Aus Sicht der Kommission fördert das Erneuerbare-Energien-Gesetz „nicht per se eine umweltfreundliche Erzeugung, sondern konzentriert sich auf einen vergleichsweise engen Ausschnitt möglicher Verfahren zur Vermeidung von Emissionen.“

Selbst wenn die heute geförderten EEG-Technologien langfristig einmal marktfähig sein sollten, sei damit noch nicht gesagt, dass man CO2-Emissionen nicht auch kostengünstiger hätte vermeiden können, heißt es im Gutachten: „Die Entwicklung solcher Technologien wird aber durch das Erneuerbare-Energien-Gesetz mit zusätzlichen Opportunitätskosten belastet und im Grenzfall sogar verhindert.“ Insoweit würden „auch nicht unbedingt Zukunftstechnologien gefördert, mit denen sich künftig bedeutende Markte erschließen ließen.“

Einen Beleg für die Fehlentwicklung, die das EEG ausgelöst hat, sehen die Gutachter in dem rasanten Ausbau der Fotovoltaik. „Obgleich Deutschland ein vergleichsweise sonnenarmes Land ist, besitzt es fast 50 Prozent der weltweit installierten Fotovoltaik-Kapazität“, kritisieren die Wissenschaftler: Die maximale Solarstromerzeugung finde „im Sommer zur Mittagszeit statt, obwohl die höchste Nachfrage nach Strom in Deutschland in den frühen Abendstunden im Winter auftritt.“

Eine solch „ineffiziente Verwendung nur begrenzt vorhandener finanzieller Mittel und Ressourcen zulasten aller Stromverbraucher“, sei fragwürdig: Es erscheine „ökonomisch weitaus vorteilhafter, zunächst kostengünstigere Technologien mit höherem Wirkungsgrad zu erforschen und zu entwickeln, bevor, wie im Falle der Solartechnologie, eine ineffiziente, teure Technik in einem klimatisch ungeeigneten Umfeld unter Inkaufnahme von Subventionen in dreistelliger Milliardenhöhe weiter verbreitet wird.“

Das von der Monopolkommission vorgeschlagene Quotenmodell habe den Vorzug, dass es erstmals für Wettbewerb unter den verschiedenen Ökostrom-Arten selbst sorge, sagte Haucap vor Journalisten in Berlin. Solarstrom werde bei so einem Kostenwettbewerb vermutlich „sehr schnell hinten runter fallen“. Die Ausbauziele der Bundesregierung ließen sich mit Hilfe des Quotensystems allerdings marktgerechter und für die Verbraucher kostengünstiger erreichen.

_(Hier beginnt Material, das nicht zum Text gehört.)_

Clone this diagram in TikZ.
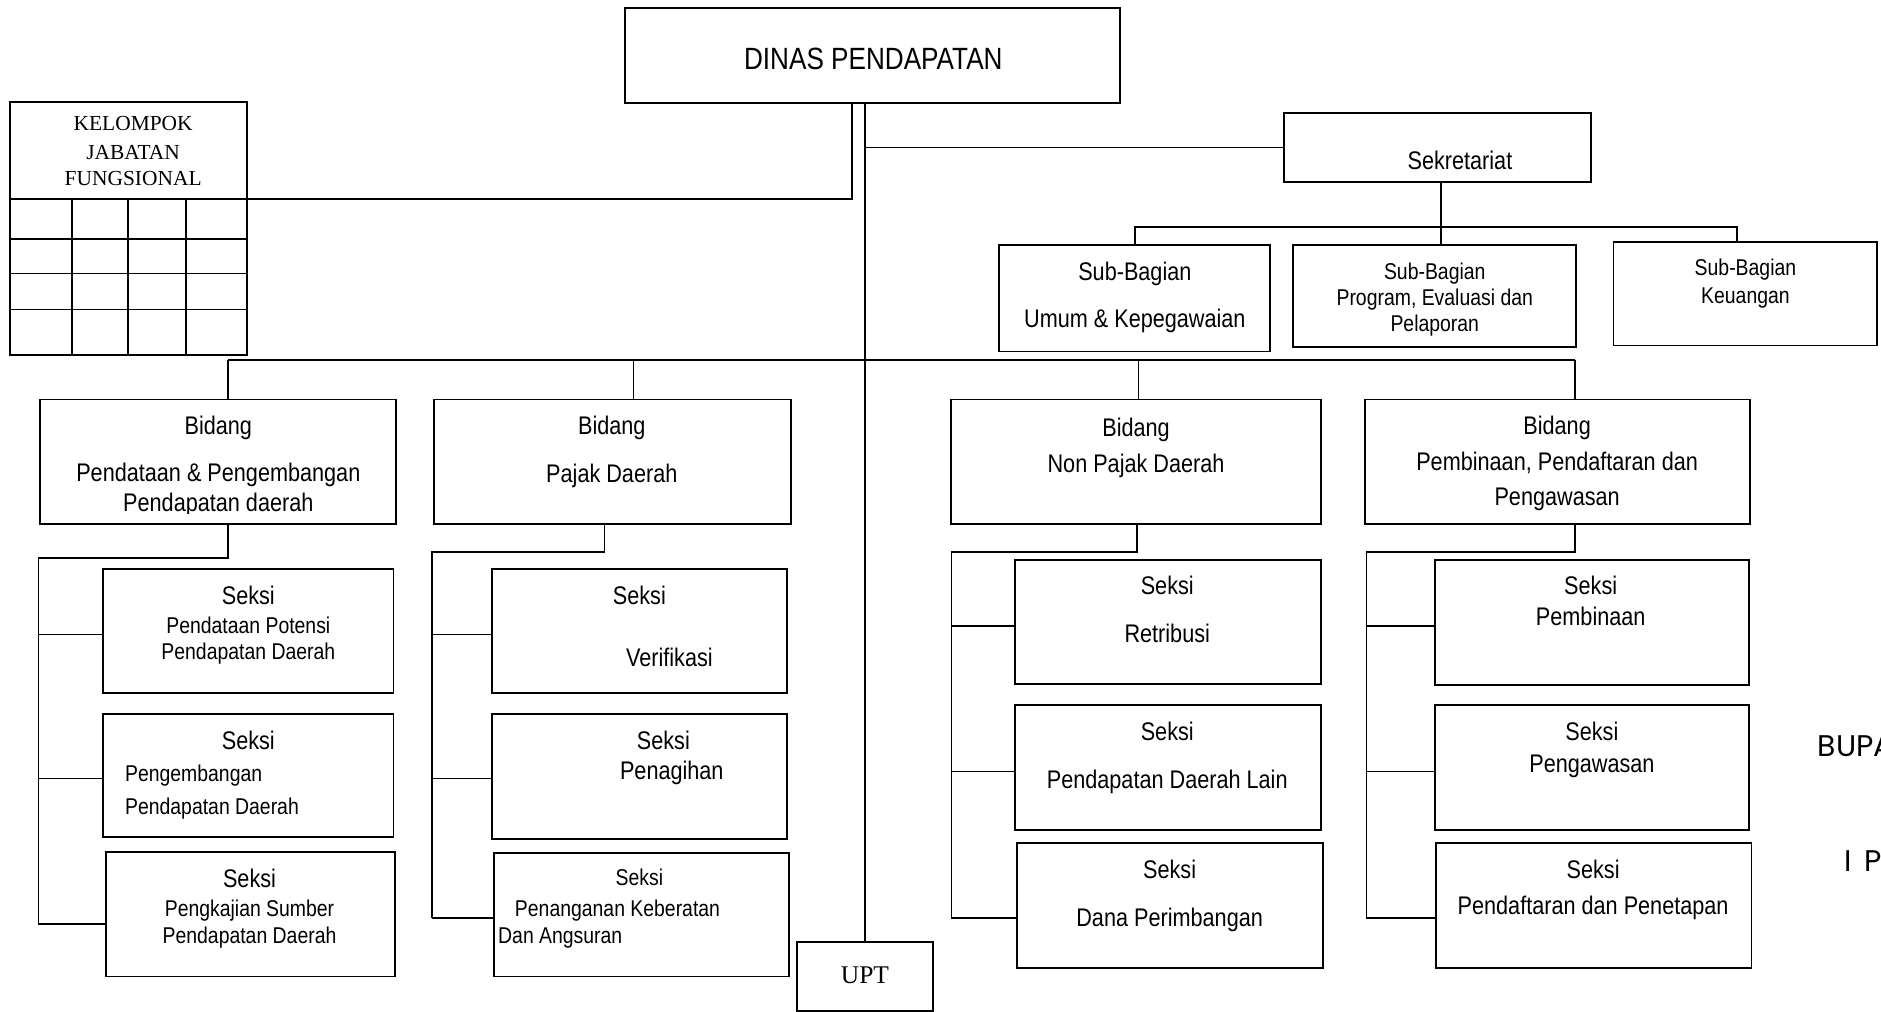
\documentclass[tikz,border=0pt]{standalone}
\usepackage{fontspec}
\setmainfont[FakeStretch=0.85]{Liberation Sans}
\newfontfamily\tnr{Liberation Serif}
\newfontfamily\gothic{Poppins}
\usetikzlibrary{fit}
\newcommand\fdinas{\fontsize{17.5}{20}\selectfont}
\newcommand\fbig{\fontsize{14.5}{17}\selectfont}
\newcommand\fsmall{\fontsize{13}{15}\selectfont}
\tikzset{
	box/.style={draw, line width=1.1pt, inner sep=0pt},
	conn/.style={line width=0.9pt},
	big/.style={font=\fbig, anchor=base, yshift=-5.2pt, inner sep=0pt},
	small/.style={font=\fsmall, anchor=base, yshift=-4.6pt, inner sep=0pt},
	serif/.style={font=\tnr\fontsize{12.2}{14}\selectfont, anchor=base, yshift=-4pt, inner sep=0pt},
	side/.style={font=\gothic\fontsize{17}{20}\selectfont, anchor=base west, yshift=-6pt, inner sep=0pt},
}
\begin{document}
\begin{tikzpicture}[x=0.024cm, y=-0.024cm]
	\useasboundingbox (0,0) rectangle (1568,843);
	\node[box, fit={(521,7) (934,86)}] (dinas) {};
	\node[big, font=\fdinas, yshift=-1.1pt] (dinast) at (728,49) {DINAS PENDAPATAN};
	\node[box, fit={(8,85) (206,296)}] (kjf) {};
	\foreach \y in {166,199,228,258} \draw[line width=1.1pt] (8,\y) -- (206,\y);
	\foreach \x in {60,107,155} \draw[line width=1.1pt] (\x,166) -- (\x,296);
	\node[serif] (kj1) at (111,102.7) {KELOMPOK};
	\node[serif] (kj2) at (111,126.7) {JABATAN};
	\node[serif] (kj3) at (111,149) {FUNGSIONAL};
	\node[box, fit={(1070,94) (1326,152)}] (sek) {};
	\node[big] (sekt) at (1217,134) {Sekretariat};
	\node[box, fit={(833,204) (1059,293)}] (sbumum) {};
	\node[big] (sbumum1) at (946,226) {Sub-Bagian};
	\node[big] (sbumum2) at (946,265) {Umum \& Kepegawaian};
	\node[box, fit={(1078,204) (1314,289)}] (sbprog) {};
	\node[small] (sbprog1) at (1196,226) {Sub-Bagian};
	\node[small] (sbprog2) at (1196,248) {Program, Evaluasi dan};
	\node[small] (sbprog3) at (1196,270) {Pelaporan};
	\node[box, fit={(1345,202) (1565,288)}] (sbkeu) {};
	\node[small] (sbkeu1) at (1455,223) {Sub-Bagian};
	\node[small] (sbkeu2) at (1455,246) {Keuangan};
	\node[box, fit={(33,333) (330,437)}] (b1) {};
	\node[big] (b1a) at (182,355) {Bidang};
	\node[big] (b1b) at (182,394) {Pendataan \& Pengembangan};
	\begin{scope}
		\clip (33,333) rectangle (330,428);
		\node[big] (b1c) at (182,419) {Pendapatan daerah};
	\end{scope}
	\node[box, fit={(362,333) (659,437)}] (b2) {};
	\node[big] (b2a) at (510,355) {Bidang};
	\node[big] (b2b) at (510,395) {Pajak Daerah};
	\node[box, fit={(793,333) (1101,437)}] (b3) {};
	\node[big] (b3a) at (947,356) {Bidang};
	\node[big] (b3b) at (947,386) {Non Pajak Daerah};
	\node[box, fit={(1138,333) (1459,437)}] (b4) {};
	\node[big] (b4a) at (1298,355) {Bidang};
	\node[big] (b4b) at (1298,385) {Pembinaan, Pendaftaran dan};
	\node[big] (b4c) at (1298,414) {Pengawasan};
	\node[box, fit={(86,474) (328,578)}] (s11) {};
	\node[big] (s11a) at (207,496) {Seksi};
	\node[small] (s11b) at (207,521) {Pendataan Potensi};
	\node[small] (s11c) at (207,543) {Pendapatan Daerah};
	\node[box, fit={(86,595) (328,698)}] (s12) {};
	\node[big] (s12a) at (207,617) {Seksi};
	\node[small, anchor=base west] (s12b) at (104,645) {Pengembangan};
	\node[small, anchor=base west] (s12c) at (104,672) {Pendapatan Daerah};
	\node[box, fit={(88,710) (329,814)}] (s13) {};
	\node[big] (s13a) at (208,732) {Seksi};
	\node[small] (s13b) at (208,757) {Pengkajian Sumber};
	\node[small] (s13c) at (208,780) {Pendapatan Daerah};
	\node[box, fit={(410,474) (656,578)}] (s21) {};
	\node[big] (s21a) at (533,496) {Seksi};
	\node[big] (s21b) at (558,548) {Verifikasi};
	\node[box, fit={(410,595) (656,699)}] (s22) {};
	\node[big] (s22a) at (553,617) {Seksi};
	\node[big] (s22b) at (560,642) {Penagihan};
	\node[box, fit={(412,711) (658,814)}] (s23) {};
	\node[small] (s23a) at (533,731) {Seksi};
	\node[small, anchor=base west] (s23b) at (429,757) {Penanganan Keberatan};
	\node[small, anchor=base west] (s23c) at (415,780) {Dan Angsuran};
	\node[box, fit={(846,467) (1101,570)}] (s31) {};
	\node[big] (s31a) at (973,488) {Seksi};
	\node[big] (s31b) at (973,528) {Retribusi};
	\node[box, fit={(846,588) (1101,692)}] (s32) {};
	\node[big] (s32a) at (973,610) {Seksi};
	\node[big] (s32b) at (973,650) {Pendapatan Daerah Lain};
	\node[box, fit={(848,703) (1103,807)}] (s33) {};
	\node[big] (s33a) at (975,725) {Seksi};
	\node[big] (s33b) at (975,765) {Dana Perimbangan};
	\node[box, fit={(1196,467) (1458,571)}] (s41) {};
	\node[big] (s41a) at (1326,488) {Seksi};
	\node[big] (s41b) at (1326,514) {Pembinaan};
	\node[box, fit={(1196,588) (1458,692)}] (s42) {};
	\node[big] (s42a) at (1327,610) {Seksi};
	\node[big] (s42b) at (1327,636) {Pengawasan};
	\node[box, fit={(1197,703) (1460,807)}] (s43) {};
	\node[big] (s43a) at (1328,725) {Seksi};
	\node[big] (s43b) at (1328,755) {Pendaftaran dan Penetapan};
	\node[box, fit={(664,785) (778,843)}] (upt) {};
	\node[serif, font=\tnr\fontsize{14.5}{16}\selectfont, yshift=-0.8pt] (uptt) at (721,812.5) {UPT};
	\node[side] (bupa) at (1515,622) {BUPA};
	\node[side] (ip) at (1537,718) {I\hspace{0.45em}P};
	\coordinate (kjh) at (206,166);
	\coordinate (kjtop) at (710,86);
	\coordinate (sekbar) at (1201,189);
	\coordinate (keudrop) at (1448,189);
	\draw[conn] (dinas.south -| upt.north) -- (upt.north);
	\draw[conn] (kjh) -| (kjtop);
	\draw[conn] (sek.west) -- (sek.west -| upt.north);
	\draw[conn] (sekbar |- sek.south) -- (sekbar |- sbprog.north);
	\draw[conn] (sbumum.north) |- (keudrop) -- (keudrop |- sbkeu.north);
	\coordinate (d1) at (190,300);
	\coordinate (d2) at (528,300);
	\coordinate (d3) at (949,300);
	\coordinate (d4) at (1313,300);
	\draw[conn] (d1) -- (d4);
	\foreach \i in {1,...,4} \draw[conn] (d\i) -- (d\i |- b\i.north);
	\foreach \g/\fx/\fy/\rx/\ya/\yb/\yc in {1/190/465/32/529/649/770, 2/504/460/360/529/649/765, 3/948/460/793/522/643/765, 4/1313/460/1139/522/643/765}{
		\coordinate (f\g) at (\fx,\fy);
		\coordinate (r\g) at (\rx,\fy);
		\coordinate (t\g1) at (\rx,\ya);
		\coordinate (t\g2) at (\rx,\yb);
		\coordinate (t\g3) at (\rx,\yc);
		\draw[conn] (f\g |- b\g.south) -- (f\g) -- (r\g) -- (t\g3);
		\foreach \j in {1,2,3} \draw[conn] (t\g\j) -- (t\g\j -| s\g\j.west);
	}
\end{tikzpicture}
\end{document}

Kritik des Bundesverbandes

Der Bundesverband Erneuerbare Energie (BEE) wies den Vorschlag der Monopolkommission entschieden zurück: „Sowohl direkte Erfahrungen aus den Ländern, die Quoten eingeführt haben, als auch die regelmäßigen Berichte und Gutachten der EU-Kommission belegen die Nachteile von Quotenmodellen beim Ausbau Erneuerbarer Energien: Sie sind weniger effizient und weniger effektiv als Systeme auf Basis von Einspeisevergütungen“, erklärte BEE-Geschäftsführer Björn Klusmann. „Leider ignoriert die Monopolkommission diese Erkenntnisse seit Jahren.“

Zum Stand des Wettbewerbs auf dem Energiemarkt stellt die Monopolkommission fest, dass sich die Situation in den vergangenen zwei Jahren weiter verbessert habe. Insbesondere der Anteil der vier größten Stromerzeuger RWE, E.on, Vattenfall und EnBW sei rückläufig. Dazu beigetragen habe unter anderem der Verkauf des fünfgrößten deutschen Kraftwerksbetreibers Steag an ein Stadtwerke-Konsortium und die Abschaltung mehrerer Atomkraftwerke. Dennoch bestehe die „strukturelle Dominanz“ der vier Marktführer fort.